§ **Exercise brief**
Omit pictures and quote the listing below line by line, from its start through the line that holds "from matplotlib.patches import Rectangle".
________________
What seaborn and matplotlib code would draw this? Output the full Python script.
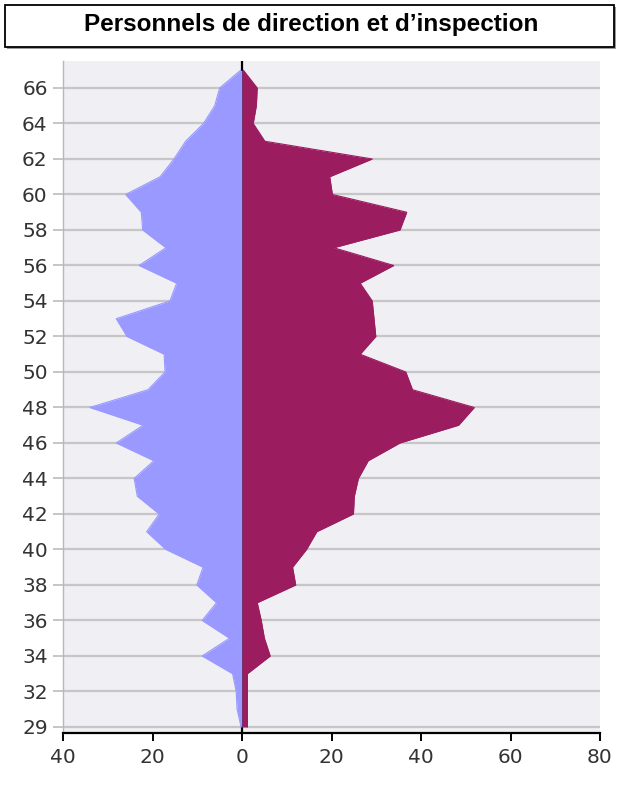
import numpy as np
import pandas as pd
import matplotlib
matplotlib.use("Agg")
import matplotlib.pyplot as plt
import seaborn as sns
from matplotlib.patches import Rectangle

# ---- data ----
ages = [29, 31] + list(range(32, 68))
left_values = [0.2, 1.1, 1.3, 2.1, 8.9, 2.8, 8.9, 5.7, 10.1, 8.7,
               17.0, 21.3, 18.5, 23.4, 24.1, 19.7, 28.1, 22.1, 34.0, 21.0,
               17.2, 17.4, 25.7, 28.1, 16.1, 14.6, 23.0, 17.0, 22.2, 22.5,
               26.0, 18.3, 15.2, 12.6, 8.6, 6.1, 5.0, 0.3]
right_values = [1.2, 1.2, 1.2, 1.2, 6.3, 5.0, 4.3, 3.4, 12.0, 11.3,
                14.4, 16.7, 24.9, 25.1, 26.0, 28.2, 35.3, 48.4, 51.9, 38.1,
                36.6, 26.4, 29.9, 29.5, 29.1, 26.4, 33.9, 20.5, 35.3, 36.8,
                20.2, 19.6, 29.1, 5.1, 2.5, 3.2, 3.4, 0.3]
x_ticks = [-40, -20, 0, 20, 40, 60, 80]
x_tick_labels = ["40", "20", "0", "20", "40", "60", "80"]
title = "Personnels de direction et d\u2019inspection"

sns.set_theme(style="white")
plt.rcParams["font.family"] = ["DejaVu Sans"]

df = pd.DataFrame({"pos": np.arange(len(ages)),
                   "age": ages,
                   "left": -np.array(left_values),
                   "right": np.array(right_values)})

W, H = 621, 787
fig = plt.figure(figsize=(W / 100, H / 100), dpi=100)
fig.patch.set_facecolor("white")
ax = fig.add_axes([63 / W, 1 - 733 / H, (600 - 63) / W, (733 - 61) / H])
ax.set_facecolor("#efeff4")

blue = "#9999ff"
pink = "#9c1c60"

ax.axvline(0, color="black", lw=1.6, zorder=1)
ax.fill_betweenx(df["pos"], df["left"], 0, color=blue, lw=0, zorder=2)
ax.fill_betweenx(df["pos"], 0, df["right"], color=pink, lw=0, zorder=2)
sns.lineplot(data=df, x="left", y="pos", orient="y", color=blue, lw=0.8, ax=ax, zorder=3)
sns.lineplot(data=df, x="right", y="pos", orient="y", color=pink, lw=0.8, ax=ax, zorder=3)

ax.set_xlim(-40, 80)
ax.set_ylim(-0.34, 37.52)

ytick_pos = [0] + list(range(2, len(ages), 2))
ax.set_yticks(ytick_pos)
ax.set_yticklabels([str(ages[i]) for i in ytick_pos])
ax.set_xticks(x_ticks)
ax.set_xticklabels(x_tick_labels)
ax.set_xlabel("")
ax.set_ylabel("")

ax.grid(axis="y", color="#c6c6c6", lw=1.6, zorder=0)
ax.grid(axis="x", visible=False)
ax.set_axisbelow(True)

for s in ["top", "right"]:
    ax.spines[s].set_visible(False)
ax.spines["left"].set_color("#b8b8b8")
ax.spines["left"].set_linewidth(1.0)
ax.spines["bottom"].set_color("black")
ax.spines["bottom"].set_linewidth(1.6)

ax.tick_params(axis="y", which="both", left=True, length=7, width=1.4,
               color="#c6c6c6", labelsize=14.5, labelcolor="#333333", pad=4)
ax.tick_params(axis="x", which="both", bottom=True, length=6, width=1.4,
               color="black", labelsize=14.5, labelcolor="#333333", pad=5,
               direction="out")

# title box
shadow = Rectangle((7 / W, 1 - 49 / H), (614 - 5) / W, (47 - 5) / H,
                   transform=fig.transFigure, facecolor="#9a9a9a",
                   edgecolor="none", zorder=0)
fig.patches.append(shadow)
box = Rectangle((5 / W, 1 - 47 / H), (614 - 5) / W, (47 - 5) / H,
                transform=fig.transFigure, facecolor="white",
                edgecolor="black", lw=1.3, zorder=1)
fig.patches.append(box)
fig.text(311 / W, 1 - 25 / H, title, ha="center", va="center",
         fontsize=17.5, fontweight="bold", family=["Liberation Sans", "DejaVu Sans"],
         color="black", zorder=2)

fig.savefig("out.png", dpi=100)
________________
§ **Answer**
What seaborn and matplotlib code would draw this? Output the full Python script.
import numpy as np
import pandas as pd
import matplotlib
matplotlib.use("Agg")
import matplotlib.pyplot as plt
import seaborn as sns
from matplotlib.patches import Rectangle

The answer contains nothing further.